Я дивлюсь: Серега мало озабочен тем, что в этой избушке так мало места.
— Э! В тесноте да не в обиде. Мы работать приехали, а не отдыхать.
В ней в самом деле не плохо. В комнате устроены подвесные кровати, поставлены столы, стулья, у стен сложены приборы для точных измерений. Все приходит в порядок.
Североземельцы не думают об удобствах. У них нет кока (повара), нет и врача, нет служителя.
Повар, врач и служитель — коллектив. Это Ушаков, Урванцев, Ходов и Журавлев.
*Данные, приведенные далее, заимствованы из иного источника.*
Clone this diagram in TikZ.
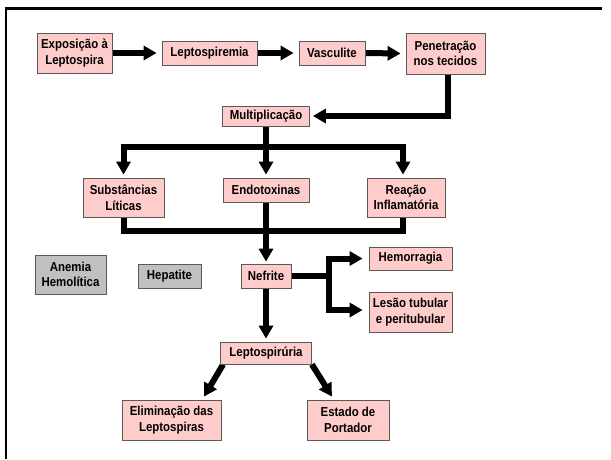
\documentclass[tikz,border=0pt]{standalone}
\usepackage{fontspec}
\setmainfont{Liberation Sans}[FakeStretch=0.88]
\usetikzlibrary{arrows.meta}
\pgfdeclarelayer{bg}
\pgfsetlayers{bg,main}
\definecolor{pinkfill}{HTML}{FFCCCC}
\definecolor{greyfill}{HTML}{C0C0C0}
\begin{document}
\begin{tikzpicture}[x=1pt,y=-1pt,
  box/.style={draw=black!65, line width=0.8pt, fill=pinkfill, inner sep=0pt, align=center,
    font=\fontsize{13}{15.5}\selectfont\bfseries},
  greybox/.style={box, fill=greyfill},
  conn/.style={line width=6pt},
  arr/.style={conn, -{Triangle[length=13pt,width=14pt]}},
  frame/.style={line width=2.7pt}]
\useasboundingbox (0,0) rectangle (611,459);
\draw[frame] (601.7,8.7) -- (6,8.7) -- (6,459);

\node[box, minimum width=75, minimum height=40] (expo) at (74.5,53) {Exposição à\\Leptospira};
\node[box, minimum width=95, minimum height=24] (lsp) at (209.5,53) {Leptospiremia};
\node[box, minimum width=66, minimum height=24] (vas) at (332,53) {Vasculite};
\node[box, minimum width=79, minimum height=41] (pen) at (445.5,53.5) {Penetração\\nos tecidos};
\node[box, minimum width=87, minimum height=20] (mult) at (266,116) {Multiplicação};
\node[box, minimum width=81, minimum height=39] (subs) at (123.5,197.5) {Substâncias\\Líticas};
\node[box, minimum width=86, minimum height=24] (endo) at (266,190) {Endotoxinas};
\node[box, minimum width=78, minimum height=39] (reac) at (406,197.5) {Reação\\Inflamatória};
\node[greybox, minimum width=71, minimum height=39] (anem) at (70.5,274.5) {Anemia\\Hemolítica};
\node[greybox, minimum width=63, minimum height=24] (hep) at (169.5,276) {Hepatite};
\node[box, minimum width=50, minimum height=24] (nef) at (266,276) {Nefrite};
\node[box, minimum width=83, minimum height=23] (hem) at (410.5,258.5) {Hemorragia};
\node[box, minimum width=83, minimum height=40] (les) at (410.5,312) {Lesão tubular\\e peritubular};
\node[box, minimum width=91, minimum height=22] (lep) at (266,353) {Leptospirúria};
\node[box, minimum width=99, minimum height=40] (elim) at (171.5,420) {Eliminação das\\Leptospiras};
\node[box, minimum width=82, minimum height=40] (est) at (348,420) {Estado de\\Portador};

\coordinate (bt) at (266,146.5);
\coordinate (bb) at (266,231);
\coordinate (nj) at (328.5,276);

\begin{pgfonlayer}{bg}
\draw[arr] (expo.east) -- ([xshift=-5pt]lsp.west);
\draw[arr] (lsp.east) -- ([xshift=-5pt]vas.west);
\draw[arr] (vas.east) -- ([xshift=-5pt]pen.west);
\draw[arr] ([xshift=2.5pt]pen.south) |- ([xshift=3pt]mult.east);
\draw[conn] (mult.south) -- (bt);
\draw[arr] (bt) -| ([yshift=3pt]subs.north);
\draw[arr] (bt) -| ([xshift=-3pt,yshift=3pt]reac.north);
\draw[arr] (bt) -- ([yshift=3pt]endo.north);
\draw[conn] (subs.south) |- (bb);
\draw[conn] ([xshift=-3pt]reac.south) |- (bb);
\draw[arr] (endo.south) -- ([yshift=2pt]nef.north);
\draw[conn] (nef.east) -- (nj);
\draw[arr] (nj) |- ([xshift=-6pt]hem.west);
\draw[arr] (nj) |- ([xshift=-6pt,yshift=2pt]les.west);
\draw[arr] (nef.south) -- ([yshift=3pt]lep.north);
\draw[arr] ([xshift=3pt]lep.south west) -- ([xshift=32.5pt,yshift=3pt]elim.north);
\draw[arr] (lep.south east) -- ([xshift=-16pt,yshift=3pt]est.north);
\end{pgfonlayer}
\end{tikzpicture}
\end{document}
— У нас будет тепло, все сделано крепко и уютно. Чего больше надо? — окидывая взглядом новостройку, говорил Ушаков.
ОТЪЕЗД
„Навигация кончалась“. Льды белыми червями ползли в бухту. Надо уходить. Ледокол нужен на зверобойных промыслах.
Полученные с материка телеграммы намекали:
„…Скорей возвращайтесь, ждем результата работ…“
— Назад! — решил начальник экспедиции.
31 августа на берег переправили вещи зимовщиков. Перед отходом правительственный комиссар вручил Г. А. Ушакову полномочия.
„…Георгий Алексеевич Ушаков назначается начальником Северной Земли и всех прилегающих к ней островов, со всеми правами, присвоенными местным административным органам советской власти.
Г. А. Ушакову предоставляется, в соответствии с законами СССР и с местными особенностями, регулировать охоту и промысла на вверенной ему территории, ввозить и вывозить всякие товары, а также устанавливать правила въезда и выезда и пребывания на Северной Земле иностранных граждан…“
В моторную шлюпку первым вошел Ушаков.
— Пожалуйте на новоселье!
Ушаков устал за шесть бессонных дней напряженной работы. К рулю сел заместитель Николай Николаевич Урванцев, который, прежде чем сойти на землю, подал заявление в ячейку партии.